Esta não é a primeira vez que a Câmara vira palco de disputas incendiárias por conta do tema do aborto. Em junho deste ano, em aliança com lideranças da bancada evangélica, o presidente da Casa, Arthur Lira (PP-AL), conseguiu aprovar a tramitação de urgência para o projeto de lei (PL) 1904/2024. De autoria do deputado Sóstenes Cavalcante (PL-RJ) e aliados, o texto modifica o Código Penal de 1940 para equiparar o aborto após 22 semanas de gestação ao crime de homicídio. A proposta recebeu uma avalanche de críticas de diversos setores sociais e terminou com a análise de mérito sendo adiada por conta da ampla rejeição ao tema.
“Fico me perguntando por que essa pauta volta. Parece que há uma sociopatia que se reflete aqui dentro. É uma pauta, me parece, perseguida porque ninguém se conforma que exista esse direito [ao aborto legal]. Fico me perguntando o que faço com as meninas estupradas pelos seus pais biológicos, o que faço com as adolescentes estupradas pelos seus familiares. Eu faço o quê? Levo a gravidez adiante, pra ter um filho e um neto ao mesmo tempo? Como é que nós tratamos esses temas na realidade brasileira? Por isso essa PEC é chamada de ‘PEC do Estuprador’, porque é mesmo: facilita o estupro, não pune, não possibilita à mulher que ela se livre desse tipo de violência”, reforçou Jandira.

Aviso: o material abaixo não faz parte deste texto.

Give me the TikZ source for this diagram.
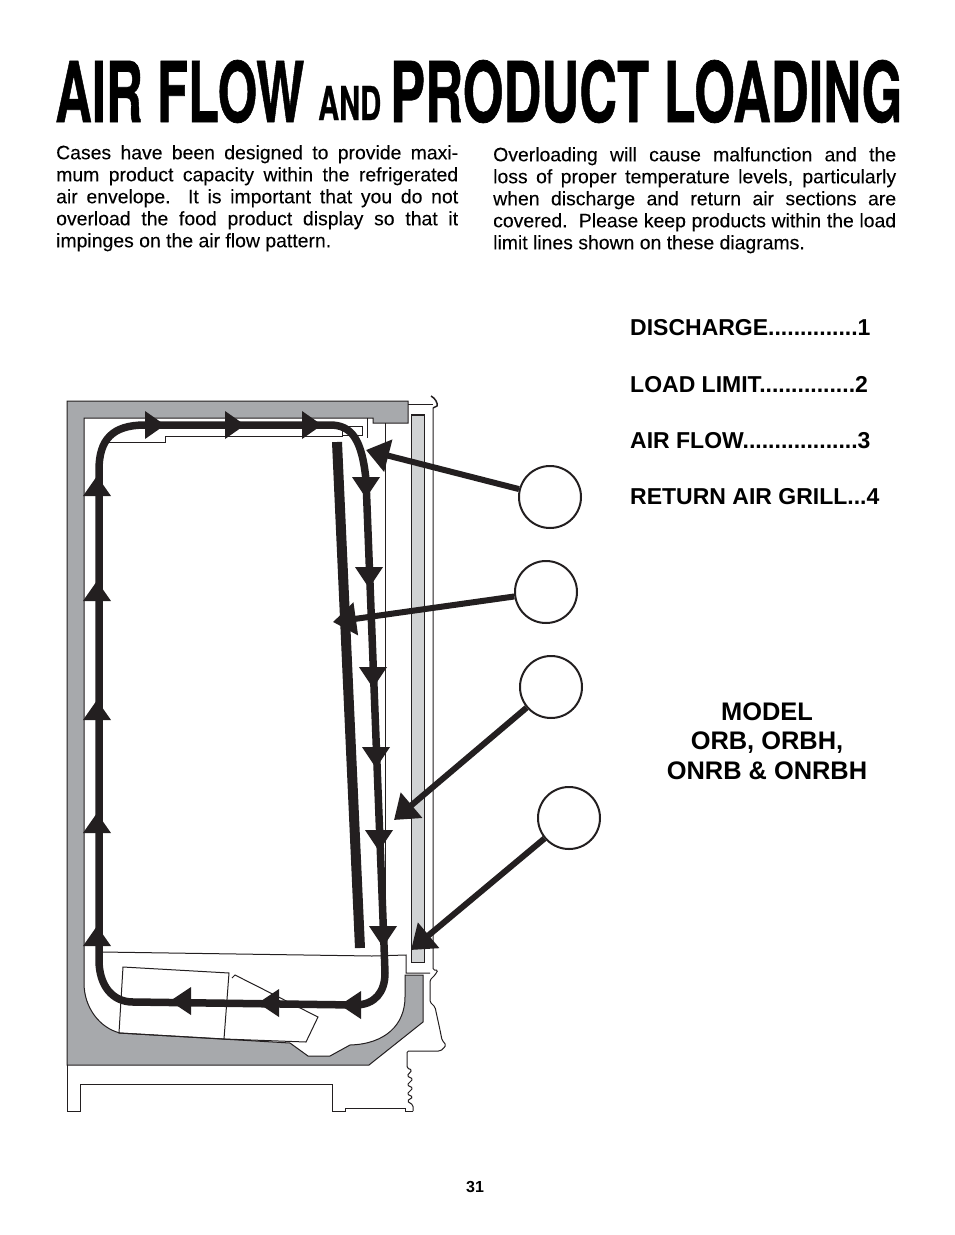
\documentclass[tikz,border=0pt]{standalone}
\usepackage{fontspec}
\setmainfont{Liberation Sans}
\newfontfamily\titlefont[FakeBold=0.85]{TeX Gyre Heros Bold}
\newfontfamily\parafont[FakeBold=0.12]{Liberation Sans}
\usetikzlibrary{arrows.meta,positioning}
\definecolor{WallGray}{RGB}{167,169,172}
\definecolor{GlassGray}{RGB}{209,211,212}
\definecolor{FlowBlack}{RGB}{35,31,32}
\tikzset{
  titlepart/.style={anchor=base west,inner sep=0pt},
  para/.style={anchor=north west,inner sep=0pt,align=justify,font=\fontsize{19.4}{22}\parafont},
  keyline/.style={anchor=base west,inner sep=0pt,font=\fontsize{23}{25}\selectfont\bfseries},
  modelline/.style={inner sep=0pt,font=\fontsize{25.4}{29.5}\selectfont\bfseries,align=center},
  callout/.style={circle,draw=FlowBlack,line width=2pt,fill=white,minimum size=62pt,inner sep=0pt},
  pointer/.style={draw=FlowBlack,line width=6pt,-{Triangle[length=23pt,width=32pt]}},
  thinline/.style={draw=FlowBlack,line width=1pt},
  flowline/.style={draw=FlowBlack,line width=7.5pt},
  flowhead/.style={fill=FlowBlack}
}
\begin{document}
\begin{tikzpicture}[x=1pt,y=-1pt]
  \useasboundingbox (0,0) rectangle (954,1235);
  \node[titlepart] (titlea) at (55,122) {\resizebox{249pt}{62pt}{\titlefont AIR FLOW}};
  \node[titlepart] (titleb) at (318,120) {\resizebox{63pt}{34pt}{\titlefont AND}};
  \node[titlepart] (titlec) at (390,122) {\resizebox{512pt}{62pt}{\titlefont PRODUCT LOADING}};
  \node[para,text width=402pt] (intro) at (56,145) {Cases have been designed to provide maxi-\linebreak
    mum product capacity within the refrigerated\linebreak
    air envelope.\ \ It is important that you do not\linebreak
    overload the food product display so that it\linebreak
    impinges on the air flow pattern.};
  \node[para,text width=403pt] (overload) at (493,147) {Overloading will cause malfunction and the\linebreak
    loss of proper temperature levels, particularly\linebreak
    when discharge and return air sections are\linebreak
    covered.\ \ Please keep products within the load\linebreak
    limit lines shown on these diagrams.};
  \node[keyline] (keya) at (630,335) {DISCHARGE..............1};
  \node[keyline] (keyb) at (630,392) {LOAD LIMIT...............2};
  \node[keyline] (keyc) at (630,448) {AIR FLOW..................3};
  \node[keyline] (keyd) at (630,504) {RETURN AIR GRILL...4};
  \node[modelline] (model) at (767,741) {MODEL\\ORB, ORBH,\\ONRB \& ONRBH};
  \node[inner sep=0pt,font=\fontsize{16}{19}\selectfont\bfseries] (page) at (475,1187) {31};
  % cabinet
  \fill[WallGray,draw=FlowBlack,line width=1pt] (67,401)--(408,401)--(408,423)--(373,423)--(373,418)--(84,418)--(84,983)
    .. controls (84,1008) and (100,1028) .. (120,1033)--(290,1043)--(308,1056)--(330,1056)--(350,1045)
    .. controls (385,1044) and (405,1025) .. (405,997)--(405,975)--(423,975)--(423,1022)--(369,1065)--(67,1065)--cycle;
  \fill[GlassGray,draw=FlowBlack,line width=1pt] (411.5,415) rectangle (424.5,962);
  \draw[FlowBlack,line width=2.5pt] (411,415)--(425,415);
  \draw[thinline] (408,404)--(433,404);
  \draw[FlowBlack,line width=1.5pt] (431,396) .. controls (435,398) and (438,403) .. (437,406)--(433,408);
  \draw[thinline,rounded corners=1.5pt] (433,408)--(433,970)--(438,970)--(435,975)--(430,980)--(430,1002)--(435,1007)--(440,1030)--(442,1040)--(446,1045)--(443,1049)--(440,1051)--(407,1051)--(407,1068)
    --(412,1070)--(407,1076)--(413,1079)--(407,1085)--(413,1088)--(407,1094)--(413,1097)--(407,1101)--(413,1105)--(413,1111);
  \draw[thinline] (413,1111)--(405,1111)--(405,1108)--(345,1108)--(345,1111)--(332,1111)--(332,1084)--(80,1084)--(80,1111)--(67,1111)--(67,1065);
  \draw[thinline] (385,423)--(385,955);
  \draw[thinline] (102,952)--(372,956)--(406,955)--(406,973)--(430,973);
  \draw[thinline] (108,442)--(165,442)--(165,436)--(342,436)--(342,426)--(362,426)--(362,435)--(342,435);
  \draw[thinline] (367,418)--(367,438);
  \draw[thinline] (123,967)--(229,973)--(224,1039)--(119,1033)--cycle;
  \draw[thinline] (224,1039)--(306,1042)--(318,1017)--(235,975)--(232,978);
  % load limit
  \draw[FlowBlack,line width=10pt] (337,442)--(360,948);
  % air flow
  \draw[flowline] (99,935)--(99,470) .. controls (99,440) and (112,425) .. (145,425)--(330,425)
    .. controls (352,425) and (362,440) .. (366,480)--(384,945)--(385,973)
    .. controls (385,992) and (375,1005) .. (355,1005)--(133,1002) .. controls (112,1002) and (99,985) .. (99,960)--cycle;
  \foreach \px/\py in {97/476,97/581,97/700,97/813,97/926}
    \fill[flowhead] (\px,\py)--(\px+14,\py+20)--(\px-14,\py+20)--cycle;
  \foreach \px/\py in {165/425,245/425,322/425}
    \fill[flowhead] (\px,\py)--(\px-20,\py-14)--(\px-20,\py+14)--cycle;
  \foreach \px/\py in {366/498,369/588,373/688,376/768,379/851,383/947}
    \fill[flowhead] (\px,\py)--(\px-14,\py-21)--(\px+14,\py-21)--cycle;
  \foreach \px/\py in {340/1005,258/1003,170/1001}
    \fill[flowhead] (\px,\py)--(\px+21,\py-14)--(\px+21,\py+14)--cycle;
  % callouts
  \node[callout] (one) at (550,497) {};
  \node[callout] (two) at (546,592) {};
  \node[callout] (three) at (551,687) {};
  \node[callout] (four) at (569,818) {};
  \coordinate (discharge) at (366,450);
  \coordinate (limit) at (333,622);
  \coordinate (flow) at (394,820);
  \coordinate (grill) at (411,950);
  \draw[pointer] (one)--(discharge);
  \draw[pointer] (two)--(limit);
  \draw[pointer] (three)--(flow);
  \draw[pointer] (four)--(grill);
\end{tikzpicture}
\end{document}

Erika Kokay (PT-DF) chamou a atenção para o impacto que a PEC pode ter na vida das mulheres brasileiras em geral. “A sociedade inteira viu a reação em todos os cantos do país quando se tentou limitar o direito à interrupção legal da gravidez [com o PL 1904], e agora se quer extinguir. É de uma profunda crueldade. Esta PEC avança inclusive na pílula do dia seguinte, impede pesquisas com células-tronco, a inseminação artificial, a fertilização in vitro. Ela cerceia os direitos inclusive das mulheres que querem ser mães através de inseminação artificial, mas não é só isso. O que se quer aqui é obrigar as mulheres a terem um vínculo permanente com um estuprador, por isso que é a PEC do Estuprador.”
O deputado Bacelar (PV-BA) sublinhou que o fato de a CCJ priorizar a colocação em pauta de textos como a PEC 164/2012 demonstra que o colegiado estaria atualmente em desacordo com os anseios da população brasileira – em junho deste ano, no auge dos debates sobre o PL 1904, o Datafolha mostrou que 66% dos brasileiros rejeitavam a proposta. “É com preocupação e indignação que eu assisto a dissociação da pauta da CCJ com os interesses do povo brasileiro. Nós estamos hoje aqui sendo forçados a discutir a PEC dos estupradores, e o Brasil quer discutir o fim da escala de trabalho 6x1”, disse, ao destacar a campanha popular pela redução da jornada de trabalho no país.
Apresentada em 2012, a PEC 164 é de autoria dos ex-deputados João Campos (PSDB-GO) e Eduardo Cunha (MDB-RJ), este último cassado em 2016, quando estava na presidência da Câmara. Caso seja aprovado na CCJ, o texto deve ser encaminhado para análise de mérito por uma comissão especial. Na sequência, precisa de dois turnos de votação no plenário, com apoio de pelo menos 308 parlamentares, para que consiga prosperar e ser encaminhado ao Senado, onde viverá mais um ciclo de votações.